In the “Step 2”, we are supposed to get the cos_agent from the grafana_agent with the CLI:

charmcraft fetch-lib charms.grafana_agent.v0.cos_agent

This command only pulls the file “lib/charms/grafana_agent/v0/cos_agent.py” There is no such files as: metadata.yaml and src/charm.py that we are supposed to modify. I cannot proceed with this tutorial.

Would anyone know if I missed something or if this tutorial needs to be updated?

jose · 21 August 2023 19:11

Hi @gbeuzeboc

Yes, charmcraft fetch-lib charms.grafana_agent.v0.cos_agent only fetch the lib you need to add to your charm.

In Step 2 you can see that you need to add to metadata.yaml:

  cos-agent:
    interface: cos_agent

and this in charm.py:

        self._grafana_agent = COSAgentProvider(
            self,
            metrics_endpoints=[
                {"path": "/metrics", "port": NODE_EXPORTER_PORT},
                {"path": "/metrics", "port": JMX_PORT},
                {"path": "/metrics", "port": METRICS_PROVIDER_PORT},
            ],
            metrics_rules_dir="./src/alert_rules/prometheus",
            logs_rules_dir="./src/alert_rules/loki",
            dashboard_dirs=["./src/grafana_dashboards"],
            log_slots=["charmed-zookeeper:logs"],
        )

Is there anything missing??

gbeuzeboc · 22 August 2023 12:20

@jose, I am not sure where the metadata.yaml and charm.py come from. Are they the ones from the Zookeeper charm? I was expecting a complete bundle to be deployed on the client machine, with zookeeper and the agent.

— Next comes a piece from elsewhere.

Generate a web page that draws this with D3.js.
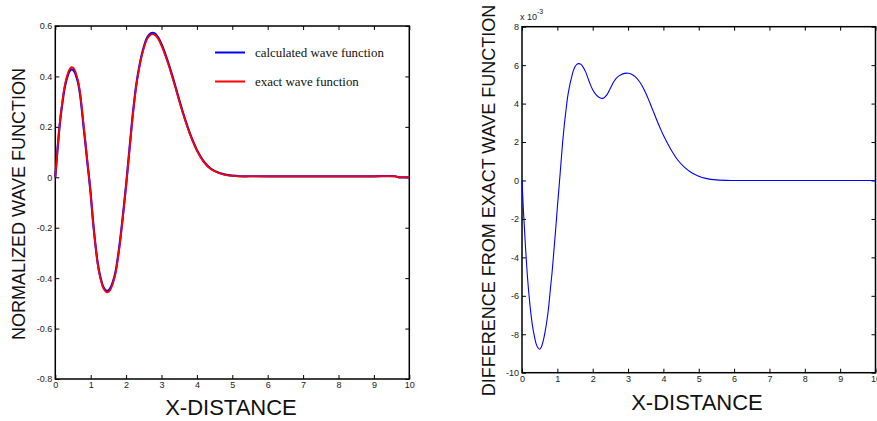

gbeuzeboc · 22 August 2023 13:00

I guess that is it, we have to modify the zookeeper charm to make it connectible to the cos-agent and then deploy the new zookeeper charm and the grafana-agent. Sorry this wasn’t clear to me.

jose · 22 August 2023 13:01

@gbeuzeboc,

Perhaps I’m missing something, but the metadata.yaml and charm.py belongs to the charm you want to integrate to grafana-agent charm.
Zookeeper is just the charm we use as a guinea pig to explain how to integrate Grafana Agent into any machine charm

gbeuzeboc · 22 August 2023 13:07

Thank you for your reply, for now I am just learning about the COS so in my case I will use the zookeeper charm for the example. I wasn’t expecting that the charm we wanted to monitor needed to be adapted to the grafana-agent. Now I understand, thank you for your replies.

erik-lonroth · 27 September 2023 16:44

@gbeuzeboc - we are also using the machine version of the grafana-agent and also have a COSlite stack up which @marcus has been spearheading from our end (Dwellir). Let us know if we can help or collaborate. We have ran in to several challenges but we’ll get there.